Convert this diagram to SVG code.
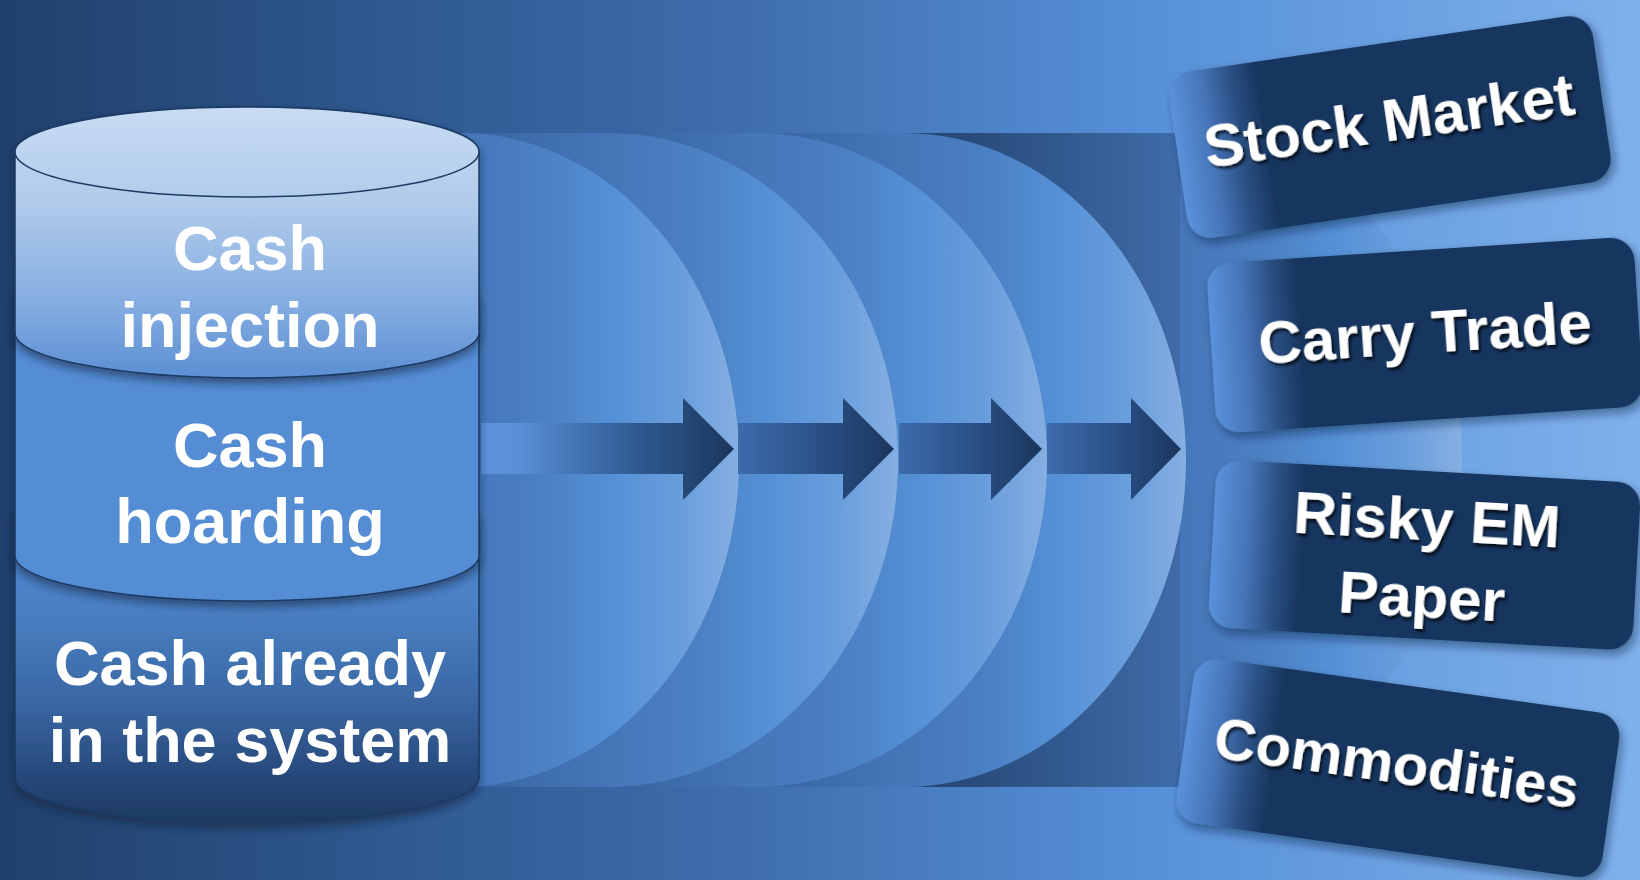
<svg xmlns="http://www.w3.org/2000/svg" width="1640" height="880" viewBox="0 0 1640 880">
<defs>
  <linearGradient id="bg" x1="0" y1="0" x2="1640" y2="0" gradientUnits="userSpaceOnUse">
    <stop offset="0" stop-color="#21406b"/>
    <stop offset="0.25" stop-color="#2f5a92"/>
    <stop offset="0.45" stop-color="#3f6dac"/>
    <stop offset="0.7" stop-color="#5690d8"/>
    <stop offset="1" stop-color="#7fb1eb"/>
  </linearGradient>
  <linearGradient id="band" x1="900" y1="0" x2="1190" y2="0" gradientUnits="userSpaceOnUse">
    <stop offset="0" stop-color="#21416d"/>
    <stop offset="1" stop-color="#406daa"/>
  </linearGradient>
  <linearGradient id="arcg" x1="0" y1="0" x2="1" y2="0">
    <stop offset="0" stop-color="#38649f"/>
    <stop offset="0.345" stop-color="#4576b8"/>
    <stop offset="0.54" stop-color="#4b80c3"/>
    <stop offset="0.705" stop-color="#5590d6"/>
    <stop offset="0.868" stop-color="#6a9edc"/>
    <stop offset="1" stop-color="#86afe2"/>
  </linearGradient>
  <linearGradient id="arr1" x1="481" y1="0" x2="734" y2="0" gradientUnits="userSpaceOnUse">
    <stop offset="0" stop-color="#5c93da"/>
    <stop offset="0.15" stop-color="#5a90d6"/>
    <stop offset="0.35" stop-color="#4677b8"/>
    <stop offset="0.62" stop-color="#2f5a90"/>
    <stop offset="1" stop-color="#1b365d"/>
  </linearGradient>
  <linearGradient id="arr" x1="0" y1="0" x2="1" y2="0">
    <stop offset="0" stop-color="#3d6cab"/>
    <stop offset="0.5" stop-color="#2b5188"/>
    <stop offset="1" stop-color="#1b365d"/>
  </linearGradient>
  <linearGradient id="sec1" x1="0" y1="107" x2="0" y2="378" gradientUnits="userSpaceOnUse">
    <stop offset="0" stop-color="#c8dcf3"/>
    <stop offset="0.35" stop-color="#b1cbeb"/>
    <stop offset="0.7" stop-color="#88afe2"/>
    <stop offset="1" stop-color="#5b8fd3"/>
  </linearGradient>
  <linearGradient id="top1" x1="0" y1="107" x2="0" y2="197" gradientUnits="userSpaceOnUse">
    <stop offset="0" stop-color="#c8dcf3"/>
    <stop offset="1" stop-color="#b2ccec"/>
  </linearGradient>
  <linearGradient id="sec3" x1="0" y1="520" x2="0" y2="823" gradientUnits="userSpaceOnUse">
    <stop offset="0" stop-color="#5088d0"/>
    <stop offset="0.3" stop-color="#4a7fc3"/>
    <stop offset="0.6" stop-color="#3a67a3"/>
    <stop offset="0.85" stop-color="#26487a"/>
    <stop offset="1" stop-color="#1d3960"/>
  </linearGradient>
  <linearGradient id="boxg" x1="0" y1="0" x2="1" y2="0">
    <stop offset="0" stop-color="#5b92da"/>
    <stop offset="0.08" stop-color="#4675b8"/>
    <stop offset="0.15" stop-color="#2a4f82"/>
    <stop offset="0.21" stop-color="#18365f"/>
    <stop offset="1" stop-color="#18365f"/>
  </linearGradient>
  <filter id="secsh" x="-10%" y="-10%" width="120%" height="130%">
    <feDropShadow dx="0" dy="5" stdDeviation="4" flood-color="#0a1c36" flood-opacity="0.55"/>
  </filter>
  <filter id="boxsh" x="-10%" y="-20%" width="125%" height="150%">
    <feDropShadow dx="3" dy="5" stdDeviation="5" flood-color="#0a1c36" flood-opacity="0.45"/>
  </filter>
  <filter id="txtsh" x="-10%" y="-30%" width="120%" height="170%">
    <feDropShadow dx="2" dy="3" stdDeviation="1.5" flood-color="#000000" flood-opacity="0.75"/>
  </filter>
</defs>
<style>
  .sec { stroke: #1c3a64; stroke-width: 1.5; }
  .ct { font-family: "Liberation Sans", Arial, sans-serif; font-weight: bold; font-size: 63px; fill: #ffffff; text-anchor: middle; }
  .bt { font-family: "Liberation Sans", Arial, sans-serif; font-weight: bold; font-size: 60px; fill: #ffffff; text-anchor: middle; filter: url(#txtsh); }
  .arc { fill: url(#arcg); }
  .box { fill: url(#boxg); filter: url(#boxsh); }
</style>

<rect x="0" y="0" width="1640" height="880" fill="url(#bg)"/>

<g id="backdrop">
  <path class="arc" d="M1030,133 H1180 A282,327 0 0 1 1180,787 H1030 Z"/>
  <rect x="460" y="133" width="720" height="654" fill="url(#band)"/>
  <path class="arc" d="M754,133 H904 A282,327 0 0 1 904,787 H754 Z"/>
  <path class="arc" d="M606,133 H756 A291,327 0 0 1 756,787 H606 Z"/>
  <path class="arc" d="M458,133 H608 A290,327 0 0 1 608,787 H458 Z"/>
  <path class="arc" d="M310,133 H460 A279,327 0 0 1 460,787 H310 Z"/>
</g>

<g id="connectors">
  <path d="M481,423 H683 V398 L734,449 L683,500 V474 H481 Z" fill="url(#arr1)"/>
  <path d="M738,423 H843 V398 L894,449 L843,500 V474 H738 Z" fill="url(#arr)"/>
  <path d="M899,423 H991 V398 L1042,449 L991,500 V474 H899 Z" fill="url(#arr)"/>
  <path d="M1047,423 H1131 V398 L1181,449 L1131,500 V474 H1047 Z" fill="url(#arr)"/>
</g>

<g id="cash-system">
  <path class="sec" filter="url(#secsh)" fill="url(#sec3)" d="M15,520 A232,45 0 0 1 479,520 V778 A232,45 0 0 1 15,778 Z"/>
  <text class="ct" x="250" y="685">Cash already</text>
  <text class="ct" x="250" y="762">in the system</text>
</g>
<g id="cash-hoarding">
  <path class="sec" filter="url(#secsh)" fill="#558dd5" d="M15,300 A232,45 0 0 1 479,300 V556 A232,45 0 0 1 15,556 Z"/>
  <text class="ct" x="250" y="467">Cash</text>
  <text class="ct" x="250" y="543">hoarding</text>
</g>
<g id="cash-injection">
  <path class="sec" filter="url(#secsh)" fill="url(#sec1)" d="M15,152 A232,45 0 0 1 479,152 V333 A232,45 0 0 1 15,333 Z"/>
  <ellipse class="sec" cx="247" cy="152" rx="232" ry="45" fill="url(#top1)"/>
  <text class="ct" x="250" y="270">Cash</text>
  <text class="ct" x="250" y="347">injection</text>
</g>

<g id="stock-market" transform="translate(1390,127) rotate(-8.3)">
  <rect class="box" x="-214" y="-84" width="428" height="168" rx="24"/>
  <text class="bt" x="0" y="14">Stock Market</text>
</g>
<g id="carry-trade" transform="translate(1425,335) rotate(-3.7)">
  <rect class="box" x="-214" y="-85" width="428" height="170" rx="24"/>
  <text class="bt" x="0" y="18">Carry Trade</text>
</g>
<g id="risky-em-paper" transform="translate(1424,555) rotate(3.2)">
  <rect class="box" x="-212" y="-84" width="425" height="168" rx="24"/>
  <text class="bt" x="1" y="-15">Risky EM</text>
  <text class="bt" x="0" y="62">Paper</text>
</g>
<g id="commodities" transform="translate(1398,768) rotate(8)">
  <rect class="box" x="-215" y="-83" width="430" height="166" rx="24"/>
  <text class="bt" x="-2" y="15" style="font-size:58px">Commodities</text>
</g>
</svg>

* * * * *

**Exercise objective**
Output the lines above in full and exactly as given, omitting any pictures.

**Expected output**
Convert this diagram to SVG code.
<svg xmlns="http://www.w3.org/2000/svg" width="1640" height="880" viewBox="0 0 1640 880">
<defs>
  <linearGradient id="bg" x1="0" y1="0" x2="1640" y2="0" gradientUnits="userSpaceOnUse">
    <stop offset="0" stop-color="#21406b"/>
    <stop offset="0.25" stop-color="#2f5a92"/>
    <stop offset="0.45" stop-color="#3f6dac"/>
    <stop offset="0.7" stop-color="#5690d8"/>
    <stop offset="1" stop-color="#7fb1eb"/>
  </linearGradient>
  <linearGradient id="band" x1="900" y1="0" x2="1190" y2="0" gradientUnits="userSpaceOnUse">
    <stop offset="0" stop-color="#21416d"/>
    <stop offset="1" stop-color="#406daa"/>
  </linearGradient>
  <linearGradient id="arcg" x1="0" y1="0" x2="1" y2="0">
    <stop offset="0" stop-color="#38649f"/>
    <stop offset="0.345" stop-color="#4576b8"/>
    <stop offset="0.54" stop-color="#4b80c3"/>
    <stop offset="0.705" stop-color="#5590d6"/>
    <stop offset="0.868" stop-color="#6a9edc"/>
    <stop offset="1" stop-color="#86afe2"/>
  </linearGradient>
  <linearGradient id="arr1" x1="481" y1="0" x2="734" y2="0" gradientUnits="userSpaceOnUse">
    <stop offset="0" stop-color="#5c93da"/>
    <stop offset="0.15" stop-color="#5a90d6"/>
    <stop offset="0.35" stop-color="#4677b8"/>
    <stop offset="0.62" stop-color="#2f5a90"/>
    <stop offset="1" stop-color="#1b365d"/>
  </linearGradient>
  <linearGradient id="arr" x1="0" y1="0" x2="1" y2="0">
    <stop offset="0" stop-color="#3d6cab"/>
    <stop offset="0.5" stop-color="#2b5188"/>
    <stop offset="1" stop-color="#1b365d"/>
  </linearGradient>
  <linearGradient id="sec1" x1="0" y1="107" x2="0" y2="378" gradientUnits="userSpaceOnUse">
    <stop offset="0" stop-color="#c8dcf3"/>
    <stop offset="0.35" stop-color="#b1cbeb"/>
    <stop offset="0.7" stop-color="#88afe2"/>
    <stop offset="1" stop-color="#5b8fd3"/>
  </linearGradient>
  <linearGradient id="top1" x1="0" y1="107" x2="0" y2="197" gradientUnits="userSpaceOnUse">
    <stop offset="0" stop-color="#c8dcf3"/>
    <stop offset="1" stop-color="#b2ccec"/>
  </linearGradient>
  <linearGradient id="sec3" x1="0" y1="520" x2="0" y2="823" gradientUnits="userSpaceOnUse">
    <stop offset="0" stop-color="#5088d0"/>
    <stop offset="0.3" stop-color="#4a7fc3"/>
    <stop offset="0.6" stop-color="#3a67a3"/>
    <stop offset="0.85" stop-color="#26487a"/>
    <stop offset="1" stop-color="#1d3960"/>
  </linearGradient>
  <linearGradient id="boxg" x1="0" y1="0" x2="1" y2="0">
    <stop offset="0" stop-color="#5b92da"/>
    <stop offset="0.08" stop-color="#4675b8"/>
    <stop offset="0.15" stop-color="#2a4f82"/>
    <stop offset="0.21" stop-color="#18365f"/>
    <stop offset="1" stop-color="#18365f"/>
  </linearGradient>
  <filter id="secsh" x="-10%" y="-10%" width="120%" height="130%">
    <feDropShadow dx="0" dy="5" stdDeviation="4" flood-color="#0a1c36" flood-opacity="0.55"/>
  </filter>
  <filter id="boxsh" x="-10%" y="-20%" width="125%" height="150%">
    <feDropShadow dx="3" dy="5" stdDeviation="5" flood-color="#0a1c36" flood-opacity="0.45"/>
  </filter>
  <filter id="txtsh" x="-10%" y="-30%" width="120%" height="170%">
    <feDropShadow dx="2" dy="3" stdDeviation="1.5" flood-color="#000000" flood-opacity="0.75"/>
  </filter>
</defs>
<style>
  .sec { stroke: #1c3a64; stroke-width: 1.5; }
  .ct { font-family: "Liberation Sans", Arial, sans-serif; font-weight: bold; font-size: 63px; fill: #ffffff; text-anchor: middle; }
  .bt { font-family: "Liberation Sans", Arial, sans-serif; font-weight: bold; font-size: 60px; fill: #ffffff; text-anchor: middle; filter: url(#txtsh); }
  .arc { fill: url(#arcg); }
  .box { fill: url(#boxg); filter: url(#boxsh); }
</style>

<rect x="0" y="0" width="1640" height="880" fill="url(#bg)"/>

<g id="backdrop">
  <path class="arc" d="M1030,133 H1180 A282,327 0 0 1 1180,787 H1030 Z"/>
  <rect x="460" y="133" width="720" height="654" fill="url(#band)"/>
  <path class="arc" d="M754,133 H904 A282,327 0 0 1 904,787 H754 Z"/>
  <path class="arc" d="M606,133 H756 A291,327 0 0 1 756,787 H606 Z"/>
  <path class="arc" d="M458,133 H608 A290,327 0 0 1 608,787 H458 Z"/>
  <path class="arc" d="M310,133 H460 A279,327 0 0 1 460,787 H310 Z"/>
</g>

<g id="connectors">
  <path d="M481,423 H683 V398 L734,449 L683,500 V474 H481 Z" fill="url(#arr1)"/>
  <path d="M738,423 H843 V398 L894,449 L843,500 V474 H738 Z" fill="url(#arr)"/>
  <path d="M899,423 H991 V398 L1042,449 L991,500 V474 H899 Z" fill="url(#arr)"/>
  <path d="M1047,423 H1131 V398 L1181,449 L1131,500 V474 H1047 Z" fill="url(#arr)"/>
</g>

<g id="cash-system">
  <path class="sec" filter="url(#secsh)" fill="url(#sec3)" d="M15,520 A232,45 0 0 1 479,520 V778 A232,45 0 0 1 15,778 Z"/>
  <text class="ct" x="250" y="685">Cash already</text>
  <text class="ct" x="250" y="762">in the system</text>
</g>
<g id="cash-hoarding">
  <path class="sec" filter="url(#secsh)" fill="#558dd5" d="M15,300 A232,45 0 0 1 479,300 V556 A232,45 0 0 1 15,556 Z"/>
  <text class="ct" x="250" y="467">Cash</text>
  <text class="ct" x="250" y="543">hoarding</text>
</g>
<g id="cash-injection">
  <path class="sec" filter="url(#secsh)" fill="url(#sec1)" d="M15,152 A232,45 0 0 1 479,152 V333 A232,45 0 0 1 15,333 Z"/>
  <ellipse class="sec" cx="247" cy="152" rx="232" ry="45" fill="url(#top1)"/>
  <text class="ct" x="250" y="270">Cash</text>
  <text class="ct" x="250" y="347">injection</text>
</g>

<g id="stock-market" transform="translate(1390,127) rotate(-8.3)">
  <rect class="box" x="-214" y="-84" width="428" height="168" rx="24"/>
  <text class="bt" x="0" y="14">Stock Market</text>
</g>
<g id="carry-trade" transform="translate(1425,335) rotate(-3.7)">
  <rect class="box" x="-214" y="-85" width="428" height="170" rx="24"/>
  <text class="bt" x="0" y="18">Carry Trade</text>
</g>
<g id="risky-em-paper" transform="translate(1424,555) rotate(3.2)">
  <rect class="box" x="-212" y="-84" width="425" height="168" rx="24"/>
  <text class="bt" x="1" y="-15">Risky EM</text>
  <text class="bt" x="0" y="62">Paper</text>
</g>
<g id="commodities" transform="translate(1398,768) rotate(8)">
  <rect class="box" x="-215" y="-83" width="430" height="166" rx="24"/>
  <text class="bt" x="-2" y="15" style="font-size:58px">Commodities</text>
</g>
</svg>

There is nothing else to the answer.